OBJECTIVE
Reproduce nothing except the lines between the line with "Give me the matplotlib source for this chart." and the line with "-0.503, -0.524, -0.597]", both ends included, and please leave out pictures.

RECORDED DATA
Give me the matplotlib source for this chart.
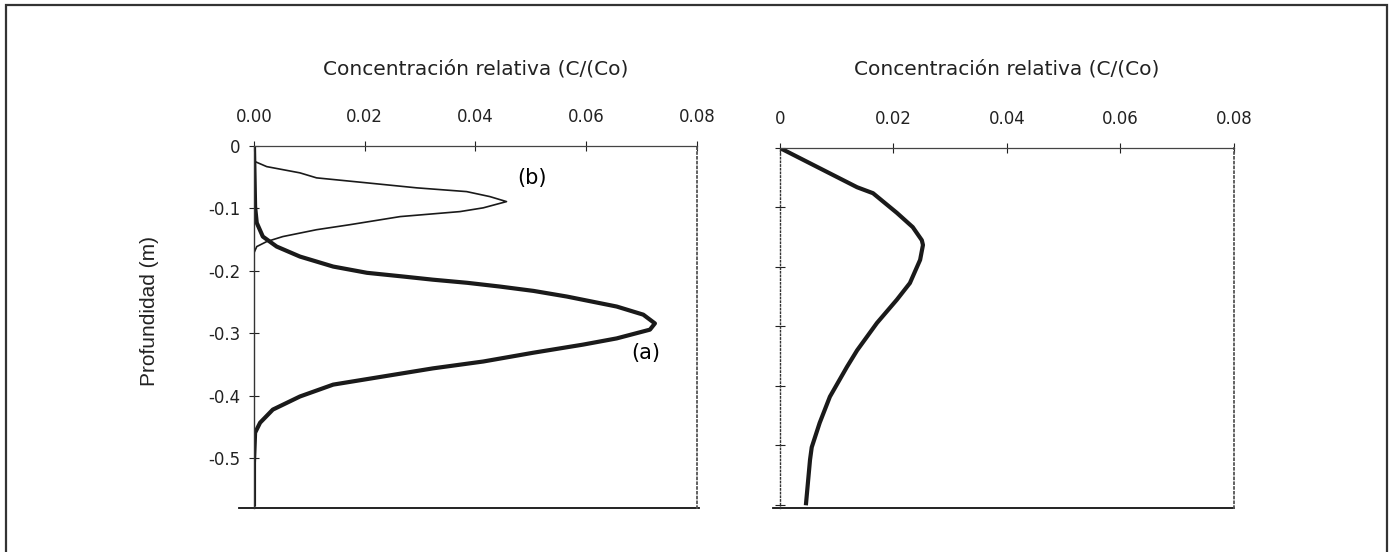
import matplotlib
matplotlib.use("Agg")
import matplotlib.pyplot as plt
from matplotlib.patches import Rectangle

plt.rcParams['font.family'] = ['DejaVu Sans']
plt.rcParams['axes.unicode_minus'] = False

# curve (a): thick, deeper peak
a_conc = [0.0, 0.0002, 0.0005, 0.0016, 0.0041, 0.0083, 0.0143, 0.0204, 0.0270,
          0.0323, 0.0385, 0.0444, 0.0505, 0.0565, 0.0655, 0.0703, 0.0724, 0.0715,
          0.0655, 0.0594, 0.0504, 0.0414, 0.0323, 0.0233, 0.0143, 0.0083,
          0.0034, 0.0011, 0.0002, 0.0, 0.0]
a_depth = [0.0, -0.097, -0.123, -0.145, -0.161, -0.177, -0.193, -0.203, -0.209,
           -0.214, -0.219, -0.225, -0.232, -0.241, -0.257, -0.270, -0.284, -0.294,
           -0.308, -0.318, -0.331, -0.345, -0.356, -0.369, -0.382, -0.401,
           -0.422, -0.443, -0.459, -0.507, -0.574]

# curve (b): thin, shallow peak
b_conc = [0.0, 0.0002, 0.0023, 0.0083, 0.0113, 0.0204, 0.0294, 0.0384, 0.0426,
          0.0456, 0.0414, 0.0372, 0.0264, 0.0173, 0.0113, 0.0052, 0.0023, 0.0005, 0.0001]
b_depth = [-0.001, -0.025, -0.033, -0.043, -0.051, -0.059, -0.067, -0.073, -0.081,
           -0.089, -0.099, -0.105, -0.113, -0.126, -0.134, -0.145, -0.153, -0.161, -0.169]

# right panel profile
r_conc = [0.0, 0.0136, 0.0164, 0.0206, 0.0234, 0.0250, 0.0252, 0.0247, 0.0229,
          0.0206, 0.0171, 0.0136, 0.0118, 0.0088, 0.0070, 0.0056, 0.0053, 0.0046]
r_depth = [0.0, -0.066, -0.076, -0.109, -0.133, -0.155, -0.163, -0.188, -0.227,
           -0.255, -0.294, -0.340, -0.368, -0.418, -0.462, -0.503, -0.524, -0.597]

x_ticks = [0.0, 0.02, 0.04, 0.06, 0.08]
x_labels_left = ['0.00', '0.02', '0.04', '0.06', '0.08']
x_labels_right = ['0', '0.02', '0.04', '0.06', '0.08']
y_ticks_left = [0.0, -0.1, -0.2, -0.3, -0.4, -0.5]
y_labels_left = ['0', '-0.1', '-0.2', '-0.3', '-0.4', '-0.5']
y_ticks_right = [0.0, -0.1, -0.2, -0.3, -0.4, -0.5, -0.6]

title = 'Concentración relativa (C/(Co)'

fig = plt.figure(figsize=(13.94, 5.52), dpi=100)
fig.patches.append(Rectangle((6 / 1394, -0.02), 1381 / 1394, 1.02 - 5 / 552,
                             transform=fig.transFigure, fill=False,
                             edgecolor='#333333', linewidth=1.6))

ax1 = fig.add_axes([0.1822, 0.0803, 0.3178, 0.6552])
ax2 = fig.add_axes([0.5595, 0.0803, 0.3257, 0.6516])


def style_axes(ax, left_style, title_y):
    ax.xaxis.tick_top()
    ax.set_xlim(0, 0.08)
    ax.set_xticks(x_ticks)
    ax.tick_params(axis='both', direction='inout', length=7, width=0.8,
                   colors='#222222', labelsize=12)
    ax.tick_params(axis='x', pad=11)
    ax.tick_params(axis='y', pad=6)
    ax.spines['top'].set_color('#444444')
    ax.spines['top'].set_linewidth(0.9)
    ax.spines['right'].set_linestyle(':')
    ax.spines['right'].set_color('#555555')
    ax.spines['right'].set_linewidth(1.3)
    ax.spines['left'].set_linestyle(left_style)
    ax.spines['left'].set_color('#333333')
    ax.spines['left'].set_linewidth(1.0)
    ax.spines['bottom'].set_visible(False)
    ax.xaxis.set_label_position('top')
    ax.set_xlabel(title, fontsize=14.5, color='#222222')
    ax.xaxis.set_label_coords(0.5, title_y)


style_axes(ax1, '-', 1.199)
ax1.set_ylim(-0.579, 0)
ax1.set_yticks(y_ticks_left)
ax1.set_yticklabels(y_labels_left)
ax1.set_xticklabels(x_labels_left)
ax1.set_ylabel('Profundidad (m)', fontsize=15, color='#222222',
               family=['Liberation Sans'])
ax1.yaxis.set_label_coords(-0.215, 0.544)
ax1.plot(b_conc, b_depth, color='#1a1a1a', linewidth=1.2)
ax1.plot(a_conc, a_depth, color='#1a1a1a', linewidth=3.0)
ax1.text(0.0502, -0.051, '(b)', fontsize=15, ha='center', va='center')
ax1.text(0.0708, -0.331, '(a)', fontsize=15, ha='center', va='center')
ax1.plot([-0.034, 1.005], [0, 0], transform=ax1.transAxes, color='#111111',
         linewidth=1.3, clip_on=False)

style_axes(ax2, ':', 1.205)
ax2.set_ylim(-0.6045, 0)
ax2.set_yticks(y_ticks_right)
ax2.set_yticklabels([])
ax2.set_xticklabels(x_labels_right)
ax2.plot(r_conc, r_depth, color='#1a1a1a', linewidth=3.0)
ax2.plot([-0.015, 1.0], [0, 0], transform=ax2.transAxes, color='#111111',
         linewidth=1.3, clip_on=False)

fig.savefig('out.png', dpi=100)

* * *

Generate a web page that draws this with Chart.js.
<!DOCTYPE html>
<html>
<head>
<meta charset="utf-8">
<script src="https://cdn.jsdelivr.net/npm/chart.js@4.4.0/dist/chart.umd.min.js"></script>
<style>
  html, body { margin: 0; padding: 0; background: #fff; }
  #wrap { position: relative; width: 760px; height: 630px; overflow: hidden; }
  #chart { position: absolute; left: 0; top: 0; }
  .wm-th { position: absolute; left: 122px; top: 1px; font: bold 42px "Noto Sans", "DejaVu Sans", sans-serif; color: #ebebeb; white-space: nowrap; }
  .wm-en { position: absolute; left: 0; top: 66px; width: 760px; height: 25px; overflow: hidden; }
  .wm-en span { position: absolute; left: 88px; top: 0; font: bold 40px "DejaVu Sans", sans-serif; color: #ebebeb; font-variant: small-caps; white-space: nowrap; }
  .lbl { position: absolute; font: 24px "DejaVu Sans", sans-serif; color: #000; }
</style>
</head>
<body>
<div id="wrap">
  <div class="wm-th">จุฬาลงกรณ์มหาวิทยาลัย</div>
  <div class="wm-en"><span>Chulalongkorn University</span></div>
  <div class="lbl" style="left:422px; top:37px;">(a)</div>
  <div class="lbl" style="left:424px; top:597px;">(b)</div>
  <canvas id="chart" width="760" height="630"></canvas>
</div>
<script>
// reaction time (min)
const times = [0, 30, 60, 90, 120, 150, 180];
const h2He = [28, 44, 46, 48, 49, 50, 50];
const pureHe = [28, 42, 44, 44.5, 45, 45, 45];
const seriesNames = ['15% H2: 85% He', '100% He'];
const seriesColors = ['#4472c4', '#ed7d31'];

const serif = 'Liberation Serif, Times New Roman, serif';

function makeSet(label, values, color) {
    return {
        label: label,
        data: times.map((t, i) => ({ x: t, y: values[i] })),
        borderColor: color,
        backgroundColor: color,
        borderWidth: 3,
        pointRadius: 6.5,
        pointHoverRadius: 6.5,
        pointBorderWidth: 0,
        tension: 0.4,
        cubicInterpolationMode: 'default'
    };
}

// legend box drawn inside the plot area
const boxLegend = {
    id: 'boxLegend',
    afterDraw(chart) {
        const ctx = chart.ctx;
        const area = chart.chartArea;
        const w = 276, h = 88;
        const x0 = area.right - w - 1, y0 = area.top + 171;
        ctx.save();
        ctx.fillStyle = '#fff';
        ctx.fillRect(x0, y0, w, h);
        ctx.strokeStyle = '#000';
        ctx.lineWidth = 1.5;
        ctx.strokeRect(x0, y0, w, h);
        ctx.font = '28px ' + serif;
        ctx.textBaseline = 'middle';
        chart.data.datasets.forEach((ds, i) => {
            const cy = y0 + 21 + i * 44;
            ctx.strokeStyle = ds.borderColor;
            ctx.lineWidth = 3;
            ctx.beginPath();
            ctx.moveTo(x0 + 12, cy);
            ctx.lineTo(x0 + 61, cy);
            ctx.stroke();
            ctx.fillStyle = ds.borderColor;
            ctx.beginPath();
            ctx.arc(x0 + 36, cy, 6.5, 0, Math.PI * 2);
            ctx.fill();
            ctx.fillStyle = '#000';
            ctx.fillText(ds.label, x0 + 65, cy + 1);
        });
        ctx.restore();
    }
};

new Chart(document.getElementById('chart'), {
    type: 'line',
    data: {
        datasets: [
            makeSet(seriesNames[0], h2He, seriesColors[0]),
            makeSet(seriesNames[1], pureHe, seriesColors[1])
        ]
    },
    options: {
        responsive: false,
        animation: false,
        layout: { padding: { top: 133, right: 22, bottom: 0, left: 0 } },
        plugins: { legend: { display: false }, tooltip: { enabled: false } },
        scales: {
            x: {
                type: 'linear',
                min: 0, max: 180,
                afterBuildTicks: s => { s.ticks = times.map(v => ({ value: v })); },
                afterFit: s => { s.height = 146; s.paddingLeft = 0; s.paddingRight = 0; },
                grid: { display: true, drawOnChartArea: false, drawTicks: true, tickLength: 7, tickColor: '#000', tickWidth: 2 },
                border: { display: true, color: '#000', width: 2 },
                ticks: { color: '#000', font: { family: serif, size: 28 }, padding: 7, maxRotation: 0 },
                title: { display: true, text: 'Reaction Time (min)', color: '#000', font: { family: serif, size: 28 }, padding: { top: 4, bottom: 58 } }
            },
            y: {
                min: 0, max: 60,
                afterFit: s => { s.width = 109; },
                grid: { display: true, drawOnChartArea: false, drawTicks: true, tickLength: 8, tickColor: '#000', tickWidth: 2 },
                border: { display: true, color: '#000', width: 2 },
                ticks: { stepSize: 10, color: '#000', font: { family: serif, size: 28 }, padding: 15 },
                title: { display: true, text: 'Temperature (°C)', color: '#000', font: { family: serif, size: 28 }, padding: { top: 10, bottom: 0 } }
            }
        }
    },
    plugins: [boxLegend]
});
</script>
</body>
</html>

==

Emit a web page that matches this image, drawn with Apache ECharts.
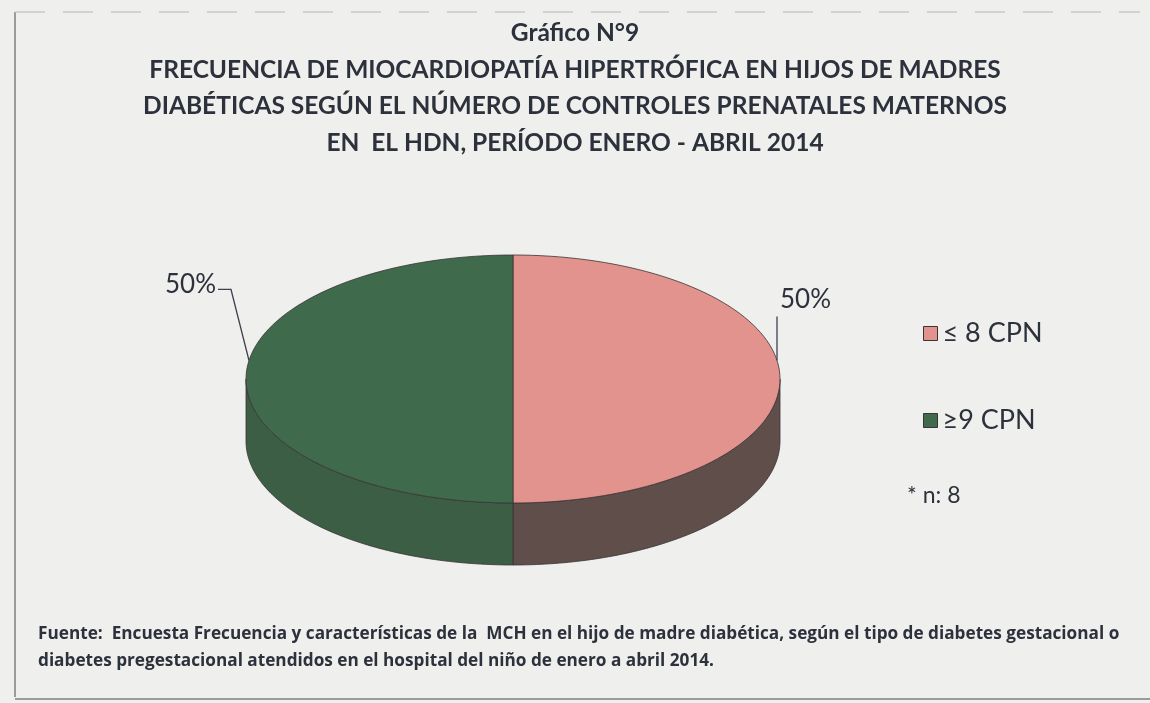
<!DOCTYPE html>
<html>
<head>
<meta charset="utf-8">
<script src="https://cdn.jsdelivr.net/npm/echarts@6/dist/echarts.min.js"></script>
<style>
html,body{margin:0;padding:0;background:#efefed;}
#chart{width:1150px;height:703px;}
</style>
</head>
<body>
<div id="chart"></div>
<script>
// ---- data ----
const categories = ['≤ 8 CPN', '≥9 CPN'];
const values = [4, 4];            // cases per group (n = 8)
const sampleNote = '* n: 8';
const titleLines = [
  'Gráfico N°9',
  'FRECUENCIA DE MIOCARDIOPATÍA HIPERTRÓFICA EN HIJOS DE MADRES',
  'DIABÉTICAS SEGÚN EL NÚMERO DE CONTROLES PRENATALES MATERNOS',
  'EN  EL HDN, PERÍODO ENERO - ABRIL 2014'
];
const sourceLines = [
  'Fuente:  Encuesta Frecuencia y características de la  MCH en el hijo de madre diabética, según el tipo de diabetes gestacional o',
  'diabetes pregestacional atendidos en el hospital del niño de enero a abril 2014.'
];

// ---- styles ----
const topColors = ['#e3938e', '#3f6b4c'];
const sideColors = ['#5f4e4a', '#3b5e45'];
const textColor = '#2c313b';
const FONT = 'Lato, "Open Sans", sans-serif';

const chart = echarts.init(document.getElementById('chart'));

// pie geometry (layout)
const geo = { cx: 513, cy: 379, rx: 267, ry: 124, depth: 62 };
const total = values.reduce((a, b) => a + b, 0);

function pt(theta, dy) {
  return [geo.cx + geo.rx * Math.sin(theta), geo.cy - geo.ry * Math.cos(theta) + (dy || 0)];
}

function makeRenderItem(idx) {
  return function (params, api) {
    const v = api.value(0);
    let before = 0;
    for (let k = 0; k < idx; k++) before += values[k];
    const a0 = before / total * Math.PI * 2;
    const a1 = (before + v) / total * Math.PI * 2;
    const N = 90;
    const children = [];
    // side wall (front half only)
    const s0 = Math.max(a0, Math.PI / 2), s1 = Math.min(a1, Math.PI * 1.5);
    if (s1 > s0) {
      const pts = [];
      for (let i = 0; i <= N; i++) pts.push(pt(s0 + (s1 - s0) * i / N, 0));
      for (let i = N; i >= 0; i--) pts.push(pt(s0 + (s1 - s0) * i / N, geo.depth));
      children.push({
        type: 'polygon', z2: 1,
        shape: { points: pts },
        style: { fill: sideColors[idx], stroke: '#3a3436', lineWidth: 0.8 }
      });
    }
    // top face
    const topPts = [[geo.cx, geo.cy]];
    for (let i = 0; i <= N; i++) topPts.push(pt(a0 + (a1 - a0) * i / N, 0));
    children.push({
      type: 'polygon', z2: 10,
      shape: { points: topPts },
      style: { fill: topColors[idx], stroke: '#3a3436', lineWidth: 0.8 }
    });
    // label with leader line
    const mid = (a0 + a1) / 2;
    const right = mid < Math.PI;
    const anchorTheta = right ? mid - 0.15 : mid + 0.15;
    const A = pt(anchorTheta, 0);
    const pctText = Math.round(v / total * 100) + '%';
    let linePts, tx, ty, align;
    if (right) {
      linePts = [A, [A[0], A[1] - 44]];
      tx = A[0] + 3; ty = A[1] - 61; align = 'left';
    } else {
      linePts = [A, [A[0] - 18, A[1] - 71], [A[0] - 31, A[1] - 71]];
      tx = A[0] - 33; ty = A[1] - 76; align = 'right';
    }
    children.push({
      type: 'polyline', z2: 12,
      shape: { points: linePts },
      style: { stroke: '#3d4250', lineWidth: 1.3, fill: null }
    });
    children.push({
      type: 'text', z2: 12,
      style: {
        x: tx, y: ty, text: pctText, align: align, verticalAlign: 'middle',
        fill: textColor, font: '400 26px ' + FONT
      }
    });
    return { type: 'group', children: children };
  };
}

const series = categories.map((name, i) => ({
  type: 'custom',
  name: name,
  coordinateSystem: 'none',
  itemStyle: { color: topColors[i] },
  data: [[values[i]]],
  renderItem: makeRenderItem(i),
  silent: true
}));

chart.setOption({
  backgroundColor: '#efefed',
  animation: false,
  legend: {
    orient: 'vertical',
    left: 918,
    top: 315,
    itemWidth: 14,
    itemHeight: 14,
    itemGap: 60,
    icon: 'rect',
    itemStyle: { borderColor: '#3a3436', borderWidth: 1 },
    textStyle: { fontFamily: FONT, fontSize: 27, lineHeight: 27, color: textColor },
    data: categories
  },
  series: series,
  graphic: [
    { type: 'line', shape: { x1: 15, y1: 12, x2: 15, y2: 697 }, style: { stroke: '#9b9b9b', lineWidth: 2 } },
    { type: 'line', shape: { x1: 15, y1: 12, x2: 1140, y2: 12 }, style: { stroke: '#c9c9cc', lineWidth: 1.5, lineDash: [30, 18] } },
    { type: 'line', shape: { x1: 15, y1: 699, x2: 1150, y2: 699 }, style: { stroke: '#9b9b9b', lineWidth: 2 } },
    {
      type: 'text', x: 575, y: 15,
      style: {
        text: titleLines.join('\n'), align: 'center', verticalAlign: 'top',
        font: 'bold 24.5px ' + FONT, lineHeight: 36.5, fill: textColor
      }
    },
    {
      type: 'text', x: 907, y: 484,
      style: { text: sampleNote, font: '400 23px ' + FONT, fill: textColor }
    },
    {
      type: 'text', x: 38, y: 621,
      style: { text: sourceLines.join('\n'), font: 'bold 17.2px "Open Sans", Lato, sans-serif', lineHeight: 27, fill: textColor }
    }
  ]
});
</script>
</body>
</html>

SOLUTION TO THIS EXERCISE
Give me the matplotlib source for this chart.
import matplotlib
matplotlib.use("Agg")
import matplotlib.pyplot as plt
from matplotlib.patches import Rectangle

plt.rcParams['font.family'] = ['DejaVu Sans']
plt.rcParams['axes.unicode_minus'] = False

# curve (a): thick, deeper peak
a_conc = [0.0, 0.0002, 0.0005, 0.0016, 0.0041, 0.0083, 0.0143, 0.0204, 0.0270,
          0.0323, 0.0385, 0.0444, 0.0505, 0.0565, 0.0655, 0.0703, 0.0724, 0.0715,
          0.0655, 0.0594, 0.0504, 0.0414, 0.0323, 0.0233, 0.0143, 0.0083,
          0.0034, 0.0011, 0.0002, 0.0, 0.0]
a_depth = [0.0, -0.097, -0.123, -0.145, -0.161, -0.177, -0.193, -0.203, -0.209,
           -0.214, -0.219, -0.225, -0.232, -0.241, -0.257, -0.270, -0.284, -0.294,
           -0.308, -0.318, -0.331, -0.345, -0.356, -0.369, -0.382, -0.401,
           -0.422, -0.443, -0.459, -0.507, -0.574]

# curve (b): thin, shallow peak
b_conc = [0.0, 0.0002, 0.0023, 0.0083, 0.0113, 0.0204, 0.0294, 0.0384, 0.0426,
          0.0456, 0.0414, 0.0372, 0.0264, 0.0173, 0.0113, 0.0052, 0.0023, 0.0005, 0.0001]
b_depth = [-0.001, -0.025, -0.033, -0.043, -0.051, -0.059, -0.067, -0.073, -0.081,
           -0.089, -0.099, -0.105, -0.113, -0.126, -0.134, -0.145, -0.153, -0.161, -0.169]

# right panel profile
r_conc = [0.0, 0.0136, 0.0164, 0.0206, 0.0234, 0.0250, 0.0252, 0.0247, 0.0229,
          0.0206, 0.0171, 0.0136, 0.0118, 0.0088, 0.0070, 0.0056, 0.0053, 0.0046]
r_depth = [0.0, -0.066, -0.076, -0.109, -0.133, -0.155, -0.163, -0.188, -0.227,
           -0.255, -0.294, -0.340, -0.368, -0.418, -0.462, -0.503, -0.524, -0.597]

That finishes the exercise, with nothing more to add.